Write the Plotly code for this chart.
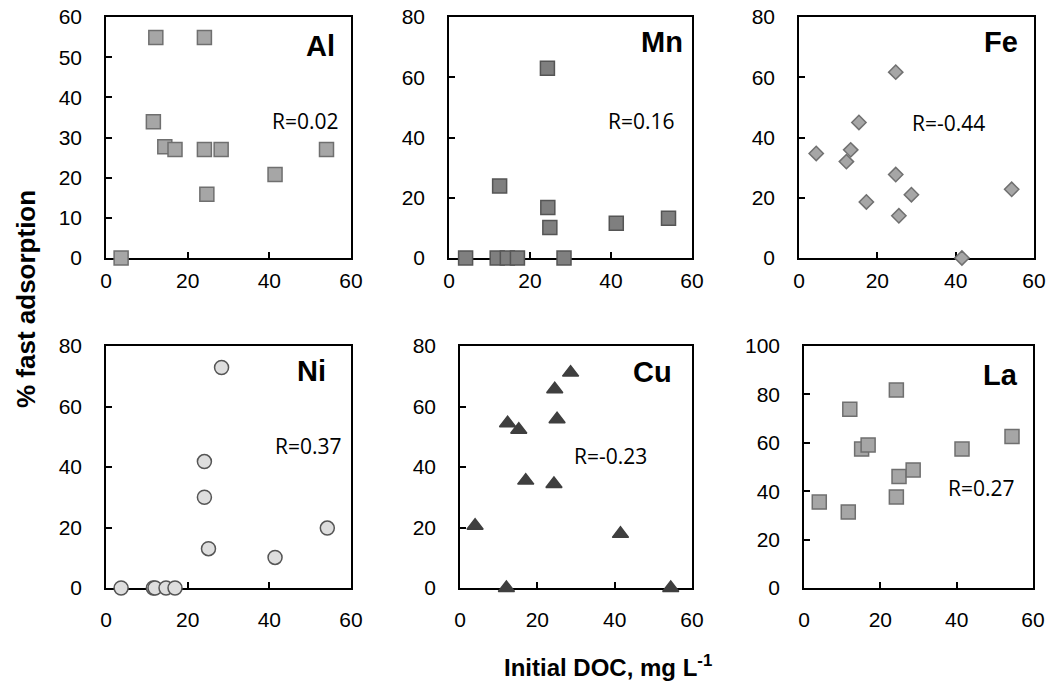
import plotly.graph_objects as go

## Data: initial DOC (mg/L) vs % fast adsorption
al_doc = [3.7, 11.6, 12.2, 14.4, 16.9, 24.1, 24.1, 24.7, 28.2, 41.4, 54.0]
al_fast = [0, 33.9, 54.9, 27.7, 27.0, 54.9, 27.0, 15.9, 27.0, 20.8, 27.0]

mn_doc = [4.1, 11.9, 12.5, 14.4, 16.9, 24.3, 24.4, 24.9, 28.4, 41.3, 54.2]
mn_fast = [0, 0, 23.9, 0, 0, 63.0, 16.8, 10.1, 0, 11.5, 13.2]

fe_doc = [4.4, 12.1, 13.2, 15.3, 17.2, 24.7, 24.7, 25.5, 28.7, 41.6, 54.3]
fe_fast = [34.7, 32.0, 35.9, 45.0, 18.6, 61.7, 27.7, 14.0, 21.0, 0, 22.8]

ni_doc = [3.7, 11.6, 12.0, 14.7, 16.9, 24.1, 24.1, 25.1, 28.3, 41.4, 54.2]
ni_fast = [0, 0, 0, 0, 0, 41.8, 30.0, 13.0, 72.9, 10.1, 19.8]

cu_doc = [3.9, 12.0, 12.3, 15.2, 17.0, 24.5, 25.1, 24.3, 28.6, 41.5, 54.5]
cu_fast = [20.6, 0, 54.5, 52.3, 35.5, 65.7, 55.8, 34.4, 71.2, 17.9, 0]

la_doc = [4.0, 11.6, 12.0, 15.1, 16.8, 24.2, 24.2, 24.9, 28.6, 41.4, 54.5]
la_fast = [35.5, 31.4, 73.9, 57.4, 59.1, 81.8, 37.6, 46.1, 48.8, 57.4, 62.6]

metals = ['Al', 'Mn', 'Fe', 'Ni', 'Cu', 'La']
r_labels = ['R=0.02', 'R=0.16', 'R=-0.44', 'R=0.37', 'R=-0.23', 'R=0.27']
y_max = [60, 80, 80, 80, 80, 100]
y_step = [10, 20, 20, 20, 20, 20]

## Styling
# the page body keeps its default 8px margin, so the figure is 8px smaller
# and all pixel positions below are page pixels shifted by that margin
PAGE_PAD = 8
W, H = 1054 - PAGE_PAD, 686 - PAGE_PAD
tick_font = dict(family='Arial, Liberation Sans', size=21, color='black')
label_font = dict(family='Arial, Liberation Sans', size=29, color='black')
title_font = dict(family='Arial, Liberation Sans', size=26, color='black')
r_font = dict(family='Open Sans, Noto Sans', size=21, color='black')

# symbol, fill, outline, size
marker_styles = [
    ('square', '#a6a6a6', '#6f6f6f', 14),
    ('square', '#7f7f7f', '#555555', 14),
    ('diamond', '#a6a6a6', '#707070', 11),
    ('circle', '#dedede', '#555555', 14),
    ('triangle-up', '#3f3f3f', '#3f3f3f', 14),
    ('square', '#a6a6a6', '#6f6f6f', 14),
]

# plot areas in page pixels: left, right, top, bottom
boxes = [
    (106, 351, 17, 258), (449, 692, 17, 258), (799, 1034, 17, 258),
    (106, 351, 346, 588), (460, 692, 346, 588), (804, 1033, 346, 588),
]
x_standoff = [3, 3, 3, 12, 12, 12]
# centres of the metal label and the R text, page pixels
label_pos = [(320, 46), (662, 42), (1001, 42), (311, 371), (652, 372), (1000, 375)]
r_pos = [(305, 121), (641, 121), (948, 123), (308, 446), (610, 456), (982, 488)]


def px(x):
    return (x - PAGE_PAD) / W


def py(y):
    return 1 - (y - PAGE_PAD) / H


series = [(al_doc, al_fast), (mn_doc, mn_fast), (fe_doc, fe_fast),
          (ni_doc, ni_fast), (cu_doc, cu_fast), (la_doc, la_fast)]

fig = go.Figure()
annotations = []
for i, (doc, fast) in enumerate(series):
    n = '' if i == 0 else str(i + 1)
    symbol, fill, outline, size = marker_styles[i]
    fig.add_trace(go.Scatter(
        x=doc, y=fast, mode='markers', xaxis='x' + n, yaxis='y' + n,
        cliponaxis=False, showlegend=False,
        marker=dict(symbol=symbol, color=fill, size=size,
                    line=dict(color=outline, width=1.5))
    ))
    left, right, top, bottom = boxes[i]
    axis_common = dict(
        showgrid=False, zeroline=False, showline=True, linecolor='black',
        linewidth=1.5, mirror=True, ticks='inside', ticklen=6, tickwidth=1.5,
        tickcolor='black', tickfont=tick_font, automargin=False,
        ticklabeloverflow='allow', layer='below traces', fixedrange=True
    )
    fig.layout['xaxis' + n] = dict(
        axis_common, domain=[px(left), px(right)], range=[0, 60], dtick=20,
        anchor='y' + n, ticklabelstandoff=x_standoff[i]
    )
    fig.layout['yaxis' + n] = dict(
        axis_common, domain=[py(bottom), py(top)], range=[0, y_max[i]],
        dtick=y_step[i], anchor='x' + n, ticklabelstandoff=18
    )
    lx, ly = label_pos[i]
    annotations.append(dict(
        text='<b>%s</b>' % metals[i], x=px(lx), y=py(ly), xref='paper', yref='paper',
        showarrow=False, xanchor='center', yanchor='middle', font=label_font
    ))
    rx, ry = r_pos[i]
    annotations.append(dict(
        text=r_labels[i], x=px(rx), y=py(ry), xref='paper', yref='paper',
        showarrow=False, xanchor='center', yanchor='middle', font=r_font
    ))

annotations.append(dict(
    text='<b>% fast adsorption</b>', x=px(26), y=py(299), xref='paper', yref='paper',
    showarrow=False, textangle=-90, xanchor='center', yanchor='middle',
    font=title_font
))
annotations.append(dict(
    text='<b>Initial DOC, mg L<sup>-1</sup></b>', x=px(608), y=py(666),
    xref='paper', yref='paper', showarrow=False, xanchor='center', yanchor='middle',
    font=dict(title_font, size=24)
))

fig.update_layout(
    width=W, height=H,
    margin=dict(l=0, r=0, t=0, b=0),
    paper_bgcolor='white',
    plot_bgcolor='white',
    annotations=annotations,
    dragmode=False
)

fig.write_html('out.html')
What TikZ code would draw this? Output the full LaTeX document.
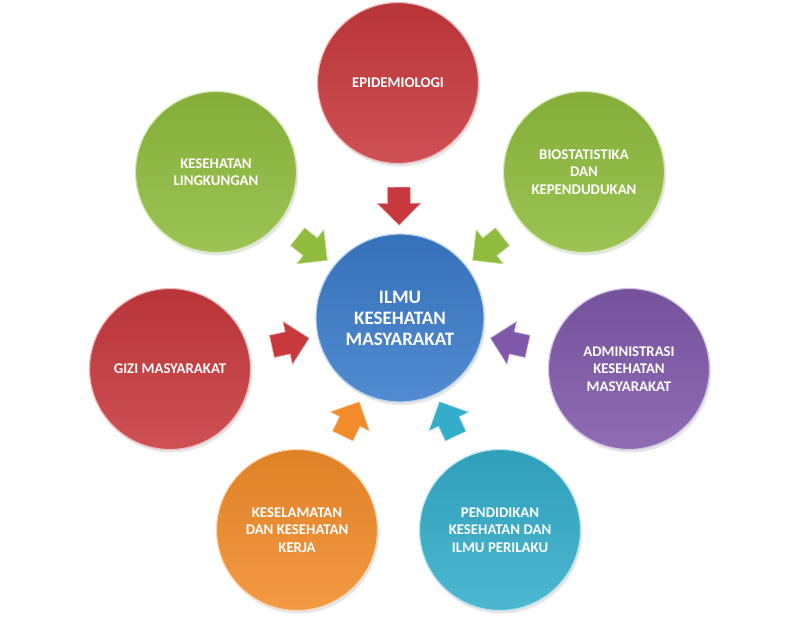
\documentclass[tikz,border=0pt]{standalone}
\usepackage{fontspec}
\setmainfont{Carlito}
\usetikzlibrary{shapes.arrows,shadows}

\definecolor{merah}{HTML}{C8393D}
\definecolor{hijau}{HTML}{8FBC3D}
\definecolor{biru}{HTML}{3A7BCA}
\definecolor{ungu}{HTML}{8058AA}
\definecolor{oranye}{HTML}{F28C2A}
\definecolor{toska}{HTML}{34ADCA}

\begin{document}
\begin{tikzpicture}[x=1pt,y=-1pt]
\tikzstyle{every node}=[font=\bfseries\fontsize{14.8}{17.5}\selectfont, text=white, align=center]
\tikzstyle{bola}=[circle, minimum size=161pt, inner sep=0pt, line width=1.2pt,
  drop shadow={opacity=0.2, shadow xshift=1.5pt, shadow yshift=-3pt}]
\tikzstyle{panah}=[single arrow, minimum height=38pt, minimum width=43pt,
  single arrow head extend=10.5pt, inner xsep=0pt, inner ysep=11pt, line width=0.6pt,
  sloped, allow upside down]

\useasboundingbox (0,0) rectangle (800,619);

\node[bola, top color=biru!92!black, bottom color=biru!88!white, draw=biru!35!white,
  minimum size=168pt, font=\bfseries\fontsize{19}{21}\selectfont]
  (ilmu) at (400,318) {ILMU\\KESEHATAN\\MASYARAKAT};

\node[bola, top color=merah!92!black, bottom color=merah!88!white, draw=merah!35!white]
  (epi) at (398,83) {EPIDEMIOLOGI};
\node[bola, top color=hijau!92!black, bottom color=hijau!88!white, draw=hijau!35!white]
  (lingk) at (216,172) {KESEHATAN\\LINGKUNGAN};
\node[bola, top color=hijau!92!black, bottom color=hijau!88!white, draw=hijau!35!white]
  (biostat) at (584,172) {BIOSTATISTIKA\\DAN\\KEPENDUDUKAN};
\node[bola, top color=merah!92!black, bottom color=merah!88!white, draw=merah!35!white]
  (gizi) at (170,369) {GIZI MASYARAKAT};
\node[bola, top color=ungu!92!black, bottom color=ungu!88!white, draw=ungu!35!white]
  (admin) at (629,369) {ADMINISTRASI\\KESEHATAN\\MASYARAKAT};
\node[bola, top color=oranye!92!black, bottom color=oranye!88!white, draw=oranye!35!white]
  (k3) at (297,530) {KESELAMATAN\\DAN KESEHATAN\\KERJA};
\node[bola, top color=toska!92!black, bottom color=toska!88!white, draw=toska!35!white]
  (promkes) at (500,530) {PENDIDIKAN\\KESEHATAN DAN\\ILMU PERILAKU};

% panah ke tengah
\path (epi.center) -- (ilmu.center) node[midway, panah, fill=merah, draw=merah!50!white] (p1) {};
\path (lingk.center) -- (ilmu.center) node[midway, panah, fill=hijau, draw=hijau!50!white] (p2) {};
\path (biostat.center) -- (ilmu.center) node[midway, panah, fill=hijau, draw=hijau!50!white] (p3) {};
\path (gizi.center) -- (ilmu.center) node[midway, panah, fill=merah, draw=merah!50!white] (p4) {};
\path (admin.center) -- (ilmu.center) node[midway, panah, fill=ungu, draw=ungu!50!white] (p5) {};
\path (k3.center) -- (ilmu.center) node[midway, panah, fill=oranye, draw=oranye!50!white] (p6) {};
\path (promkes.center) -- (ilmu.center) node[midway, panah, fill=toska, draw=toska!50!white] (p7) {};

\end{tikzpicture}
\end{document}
————
:: Instruction ::
Only the lines from the one with "What TikZ code" through the one with "(ilmu) at (400,318)" belong in your copy; retype them exactly and drop any pictures.

:: Correct output ::
What TikZ code would draw this? Output the full LaTeX document.
\documentclass[tikz,border=0pt]{standalone}
\usepackage{fontspec}
\setmainfont{Carlito}
\usetikzlibrary{shapes.arrows,shadows}

\definecolor{merah}{HTML}{C8393D}
\definecolor{hijau}{HTML}{8FBC3D}
\definecolor{biru}{HTML}{3A7BCA}
\definecolor{ungu}{HTML}{8058AA}
\definecolor{oranye}{HTML}{F28C2A}
\definecolor{toska}{HTML}{34ADCA}

\begin{document}
\begin{tikzpicture}[x=1pt,y=-1pt]
\tikzstyle{every node}=[font=\bfseries\fontsize{14.8}{17.5}\selectfont, text=white, align=center]
\tikzstyle{bola}=[circle, minimum size=161pt, inner sep=0pt, line width=1.2pt,
  drop shadow={opacity=0.2, shadow xshift=1.5pt, shadow yshift=-3pt}]
\tikzstyle{panah}=[single arrow, minimum height=38pt, minimum width=43pt,
  single arrow head extend=10.5pt, inner xsep=0pt, inner ysep=11pt, line width=0.6pt,
  sloped, allow upside down]

\useasboundingbox (0,0) rectangle (800,619);

\node[bola, top color=biru!92!black, bottom color=biru!88!white, draw=biru!35!white,
  minimum size=168pt, font=\bfseries\fontsize{19}{21}\selectfont]
  (ilmu) at (400,318) {ILMU\\KESEHATAN\\MASYARAKAT};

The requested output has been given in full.